De plus, du CO₂ s’échappe également lors de l’EOR, bien que les chiffres soient encore une fois inconnus. «Personne ne mesure la quantité de CO₂ qui s’échappe dans l’atmosphère à partir d’un puits d’injection EOR», explique Schlissel.
Pourtant, le fait que cela se produise est incontesté. Le « recyclage du CO₂ » – capter le gaz qui migre vers le haut – est un moyen de contrer cet impact négatif. Le porte-parole d’ADNOC, Philip Robinson, a déclaré que la société déployait « une technologie de captage et de réinjection du CO₂ en boucle fermée sur le site du puits ».
L’ammoniac bleu représente une « approche dangereuse »
Compte tenu des impacts climatiques négatifs de l’ammoniac bleu, « je serais poliment en désaccord avec le président de la COP28 selon lequel nous pouvons le faire fonctionner avec ces solutions techniques et ces combustibles fossiles », déclare Howarth.
Il souligne que nous devons cesser d’utiliser les combustibles fossiles et que nous avons les solutions pour y parvenir, comme les sources d’énergie renouvelables, les pompes à chaleur à haut rendement et les véhicules électriques.
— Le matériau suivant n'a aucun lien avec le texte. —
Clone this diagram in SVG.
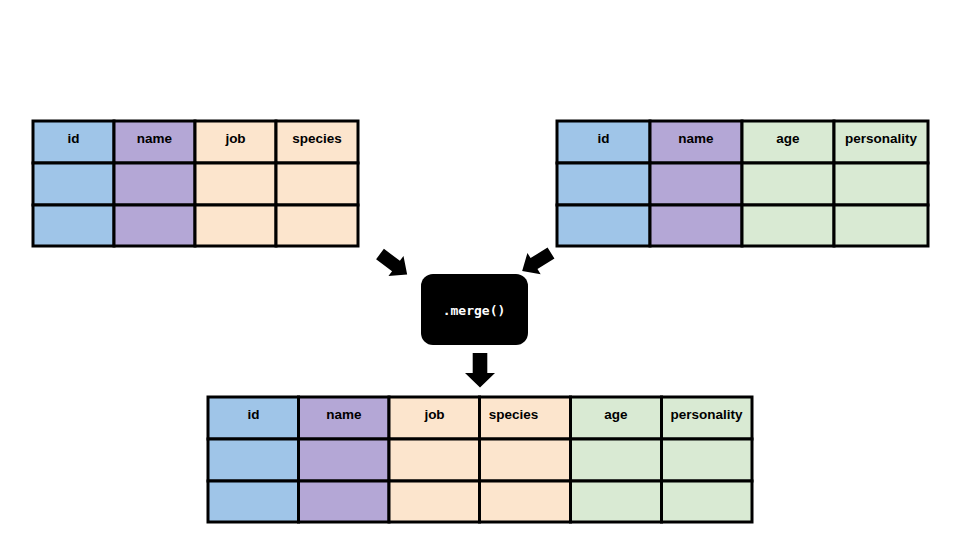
<svg xmlns="http://www.w3.org/2000/svg" width="960" height="540" viewBox="0 0 960 540">
<style>
.c{stroke:#000;stroke-width:3}
.b{fill:#9fc5e8}.p{fill:#b4a7d6}.o{fill:#fce5cd}.g{fill:#d9ead3}
.h{font-family:"Liberation Sans",Arial,sans-serif;font-weight:bold;font-size:13.5px;fill:#000;text-anchor:middle}
.m{font-family:"DejaVu Sans Mono","Liberation Mono",monospace;font-weight:bold;font-size:13px;fill:#fff;text-anchor:middle}
.a{fill:#000}
</style>
<defs>
<polygon id="arr" points="0,-6.5 20,-6.5 20,-12.5 34,0 20,12.5 20,6.5 0,6.5"/>
</defs>
<rect width="960" height="540" fill="#fff"/>

<g id="table-left">
<rect class="c b" x="33" y="121" width="81" height="42"/>
<rect class="c p" x="114" y="121" width="81" height="42"/>
<rect class="c o" x="195" y="121" width="81" height="42"/>
<rect class="c o" x="276" y="121" width="82" height="42"/>
<rect class="c b" x="33" y="163" width="81" height="42"/>
<rect class="c p" x="114" y="163" width="81" height="42"/>
<rect class="c o" x="195" y="163" width="81" height="42"/>
<rect class="c o" x="276" y="163" width="82" height="42"/>
<rect class="c b" x="33" y="205" width="81" height="41"/>
<rect class="c p" x="114" y="205" width="81" height="41"/>
<rect class="c o" x="195" y="205" width="81" height="41"/>
<rect class="c o" x="276" y="205" width="82" height="41"/>
<text class="h" x="73.5" y="143">id</text>
<text class="h" x="154.5" y="143">name</text>
<text class="h" x="235.5" y="143">job</text>
<text class="h" x="317" y="143">species</text>
</g>

<g id="table-right">
<rect class="c b" x="557" y="121" width="93" height="42"/>
<rect class="c p" x="650" y="121" width="92" height="42"/>
<rect class="c g" x="742" y="121" width="92" height="42"/>
<rect class="c g" x="834" y="121" width="94" height="42"/>
<rect class="c b" x="557" y="163" width="93" height="42"/>
<rect class="c p" x="650" y="163" width="92" height="42"/>
<rect class="c g" x="742" y="163" width="92" height="42"/>
<rect class="c g" x="834" y="163" width="94" height="42"/>
<rect class="c b" x="557" y="205" width="93" height="41"/>
<rect class="c p" x="650" y="205" width="92" height="41"/>
<rect class="c g" x="742" y="205" width="92" height="41"/>
<rect class="c g" x="834" y="205" width="94" height="41"/>
<text class="h" x="603.5" y="143">id</text>
<text class="h" x="696" y="143">name</text>
<text class="h" x="788" y="143">age</text>
<text class="h" x="881" y="143">personality</text>
</g>

<g id="merge">
<rect x="421" y="274" width="107" height="71" rx="12" ry="12" fill="#000"/>
<text class="m" x="474" y="314.5">.merge()</text>
</g>

<g id="table-result">
<rect class="c b" x="208" y="397" width="90.5" height="42"/>
<rect class="c p" x="298.5" y="397" width="90.5" height="42"/>
<rect class="c o" x="389" y="397" width="90.5" height="42"/>
<rect class="c o" x="479.5" y="397" width="91" height="42"/>
<rect class="c g" x="570.5" y="397" width="91" height="42"/>
<rect class="c g" x="661.5" y="397" width="90.5" height="42"/>
<rect class="c b" x="208" y="439" width="90.5" height="42"/>
<rect class="c p" x="298.5" y="439" width="90.5" height="42"/>
<rect class="c o" x="389" y="439" width="90.5" height="42"/>
<rect class="c o" x="479.5" y="439" width="91" height="42"/>
<rect class="c g" x="570.5" y="439" width="91" height="42"/>
<rect class="c g" x="661.5" y="439" width="90.5" height="42"/>
<rect class="c b" x="208" y="481" width="90.5" height="41"/>
<rect class="c p" x="298.5" y="481" width="90.5" height="41"/>
<rect class="c o" x="389" y="481" width="90.5" height="41"/>
<rect class="c o" x="479.5" y="481" width="91" height="41"/>
<rect class="c g" x="570.5" y="481" width="91" height="41"/>
<rect class="c g" x="661.5" y="481" width="90.5" height="41"/>
<text class="h" x="253.5" y="419">id</text>
<text class="h" x="344" y="419">name</text>
<text class="h" x="434.5" y="419">job</text>
<text class="h" x="513.5" y="419">species</text>
<text class="h" x="616" y="419">age</text>
<text class="h" x="706.5" y="419">personality</text>
</g>

<g id="connectors">
<use href="#arr" class="a" transform="translate(380,254) rotate(37)"/>
<use href="#arr" class="a" transform="translate(551,253) rotate(148)"/>
<polygon class="a" points="472.7,353 487.3,353 487.3,373 495,373 480,387.5 465,373 472.7,373"/>
</g>
</svg>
« L’industrie rêve de pouvoir continuer à utiliser les combustibles fossiles et de le faire fonctionner d’une manière ou d’une autre en capturant le carbone et en réalisant d’autres choses techniques complexes, qui sont extraordinairement difficiles et n’ont pas été réalisées avec succès dans le passé. Je pense que c’est une approche très dangereuse.
Malgré une communication précédente sur l’ammoniac bleu, l’ADNOC n’a pas répondu à une demande de commentaires sur les allégations contenues dans l’article.